Usual approximations to the equations of atmospheric motion: A variational perspective

The usual geophysical approximations are reframed within a variational framework. Starting from the Lagrangian of the fully compressible Euler equations expressed in a general curvilinear coordinates system, Hamilton's principle of least action yields Euler-Lagrange equations of motion. Instead of directly making approximations in these equations, the approach followed is that of Hamilton's principle asymptotics; that is, all approximations are performed in the Lagrangian. Using a coordinate system where the geopotential is the third coordinate, diverse approximations are considered.
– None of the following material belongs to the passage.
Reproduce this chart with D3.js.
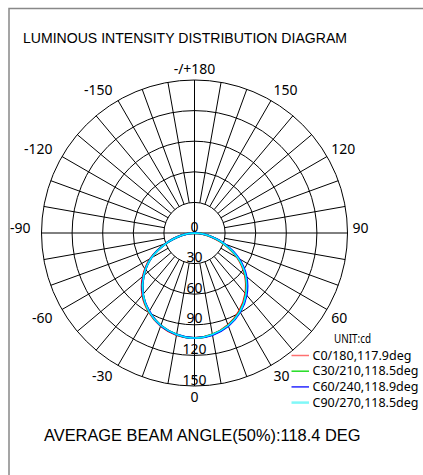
<!DOCTYPE html>
<html>
<head>
<meta charset="utf-8">
<script src="https://cdn.jsdelivr.net/npm/d3@7"></script>
<style>
  body { margin: 0; background: #fff; }
  svg { display: block; }
</style>
</head>
<body>
<script>
// polar angles in degrees, 0 = straight down, negative = left half (C180 side)
var angles = [-90, -80, -70, -60, -50, -40, -30, -20, -10, 0, 10, 20, 30, 40, 50, 60, 70, 80, 90];
var c0   = [0, 13, 30, 50, 66, 79.5, 89.5, 97, 101.5, 103, 101, 96, 88, 77.5, 64.5, 48.5, 29.5, 12.5, 0];
var c30  = [0, 12.5, 29.5, 49, 65, 78.5, 89, 96.5, 101, 103, 101, 96.5, 89, 78.5, 65.5, 49.5, 30.5, 13, 0];
var c60  = [0, 12.5, 29.5, 49, 65, 78.5, 88.5, 96.5, 101, 103, 101.5, 97, 89.5, 79.5, 66.5, 50.5, 31.5, 13.5, 0];
var c90  = [0, 12.5, 29.5, 49, 65, 78.5, 89, 96.5, 101, 103, 101, 96.5, 89, 78.5, 65.5, 49.5, 30.5, 13, 0];

var seriesNames = ["C0/180,117.9deg", "C30/210,118.5deg", "C60/240,118.9deg", "C90/270,118.5deg"];
var seriesColors = ["#ff0000", "#00e000", "#0000ff", "#00f0ff"];
var legendColors = ["#ff7070", "#22dd22", "#2828ff", "#80f8f8"];

var ringValues = [30, 60, 90, 120, 150];
var ringLabels = [0, 30, 60, 90, 120, 150];
var angleTicks = [-150, -120, -90, -60, -30, 0, 30, 60, 90, 120, 150, 180];
var angleTickLabels = ["-150", "-120", "-90", "-60", "-30", "0", "30", "60", "90", "120", "150", "-/+180"];

var w = 423;
var h = 475;
var cx = 194.5;
var cy = 233;

var svg = d3.select("body")
    .append("svg")
    .attr("width", w)
    .attr("height", h);

svg.append("rect")
    .attr("width", w)
    .attr("height", h)
    .attr("fill", "#fff");

// frame (right and bottom edges fall outside the picture)
svg.append("rect")
    .attr("x", 9)
    .attr("y", 8.5)
    .attr("width", 500)
    .attr("height", 500)
    .attr("fill", "none")
    .attr("stroke", "#888")
    .attr("stroke-width", 1.5);

var r = d3.scaleLinear().domain([0, 150]).range([0, 153]);

function rad(d) { return d * Math.PI / 180; }

var g = svg.append("g").attr("transform", "translate(" + cx + "," + cy + ")");

// rings
g.selectAll("circle.ring")
    .data(ringValues)
    .enter()
    .append("circle")
    .attr("class", "ring")
    .attr("r", function(d) { return r(d); })
    .attr("fill", "none")
    .attr("stroke", "#000")
    .attr("stroke-width", 1);

// spokes every 10 deg, main axes go through the centre
var spokes = d3.range(0, 360, 10);
g.selectAll("line.spoke")
    .data(spokes)
    .enter()
    .append("line")
    .attr("class", "spoke")
    .attr("x1", function(d) { var r0 = d % 90 == 0 ? 0 : r(30); return r0 * Math.sin(rad(d)); })
    .attr("y1", function(d) { var r0 = d % 90 == 0 ? 0 : r(30); return r0 * Math.cos(rad(d)); })
    .attr("x2", function(d) { return r(150) * Math.sin(rad(d)); })
    .attr("y2", function(d) { return r(150) * Math.cos(rad(d)); })
    .attr("stroke", "#000")
    .attr("stroke-width", 1);

// ring value labels
g.selectAll("text.ringlabel")
    .data(ringLabels)
    .enter()
    .append("text")
    .attr("class", "ringlabel")
    .text(function(d) { return d; })
    .attr("x", 0)
    .attr("y", function(d) { return r(d) - 1.5; })
    .attr("font-family", "Noto Sans, sans-serif")
    .attr("font-size", "14px")
    .attr("fill", "#000")
    .attr("text-anchor", "middle");

// angle labels
g.selectAll("text.anglelabel")
    .data(angleTicks)
    .enter()
    .append("text")
    .attr("class", "anglelabel")
    .text(function(d, i) { return angleTickLabels[i]; })
    .attr("x", function(d) {
        var s = Math.sin(rad(d));
        var L = s < -0.01 ? r(150) + 11 : r(150) + 5;
        return L * s;
    })
    .attr("y", function(d) {
        var c = Math.cos(rad(d));
        var L = r(150) + 6;
        if (c > 0.01) return L * c + 10;
        return L * c;
    })
    .attr("text-anchor", function(d) {
        var s = Math.sin(rad(d));
        return s > 0.01 ? "start" : (s < -0.01 ? "end" : "middle");
    })
    .attr("font-family", "Noto Sans, sans-serif")
    .attr("font-size", "14px")
    .attr("fill", "#000");

// intensity curves
var line = d3.lineRadial()
    .angle(function(d) { return Math.PI - rad(d[0]); })
    .radius(function(d) { return r(d[1]); })
    .curve(d3.curveCardinal);

var allSeries = [c0, c30, c60, c90];
g.selectAll("path.curve")
    .data(allSeries)
    .enter()
    .append("path")
    .attr("class", "curve")
    .attr("d", function(d) {
        return line(angles.map(function(a, i) { return [a, d[i]]; }));
    })
    .attr("fill", "none")
    .attr("stroke", function(d, i) { return seriesColors[i]; })
    .attr("stroke-width", function(d, i) { return i == 3 ? 1.5 : 2; });

// title
svg.append("text")
    .text("LUMINOUS INTENSITY DISTRIBUTION DIAGRAM")
    .attr("x", 23)
    .attr("y", 42.5)
    .attr("font-family", "Liberation Sans, Arial, sans-serif")
    .attr("font-size", "14px")
    .attr("textLength", 324)
    .attr("lengthAdjust", "spacingAndGlyphs")
    .attr("fill", "#000");

// legend
svg.append("text")
    .text("UNIT:cd")
    .attr("x", 334)
    .attr("y", 342.5)
    .attr("font-family", "Noto Sans, sans-serif")
    .attr("font-size", "12.5px")
    .attr("textLength", 37)
    .attr("lengthAdjust", "spacingAndGlyphs")
    .attr("fill", "#000");

var legend = svg.selectAll("g.legend")
    .data(seriesNames)
    .enter()
    .append("g")
    .attr("class", "legend")
    .attr("transform", function(d, i) { return "translate(291.5," + (359.5 + i * 15.7) + ")"; });

legend.append("line")
    .attr("x1", 0)
    .attr("x2", 17.5)
    .attr("y1", -4)
    .attr("y2", -4)
    .attr("stroke", function(d, i) { return legendColors[i]; })
    .attr("stroke-width", function(d, i) { return i == 3 ? 2.5 : 1.5; });

legend.append("text")
    .text(function(d) { return d; })
    .attr("x", 21)
    .attr("y", 0)
    .attr("font-family", "Noto Sans, sans-serif")
    .attr("font-size", "12.5px")
    .attr("fill", "#000");

// beam angle
svg.append("text")
    .text("AVERAGE BEAM ANGLE(50%):118.4 DEG")
    .attr("x", 44)
    .attr("y", 441)
    .attr("font-family", "Liberation Sans, Arial, sans-serif")
    .attr("font-size", "16.4px")
    .attr("fill", "#000");
</script>
</body>
</html>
The assumptions and approximations covered are 1) particular shapes of the geopotential; 2) shallowness of the atmosphere, which allows for the approximation of the relative and planetary kinetic energy; 3) small vertical velocities, implying quasi-hydrostatic systems; and 4) pseudoincompressibility, enforced by introducing a Lagangian multiplier. This variational approach greatly facilitates the derivation of the equations and systematically ensures their dynamical consistency. Indeed, the symmetry properties of the approximated Lagrangian imply the conservation of energy, potential vorticity, and momentum. Justification of the equations then relies, as usual, on a proper order-of-magnitude analysis. As an illustrative example, the asymptotic consistency of recently introduced shallow-atmosphere equations with a complete Coriolis force is discussed, suggesting additional corrections to the pressure gradient and gravity.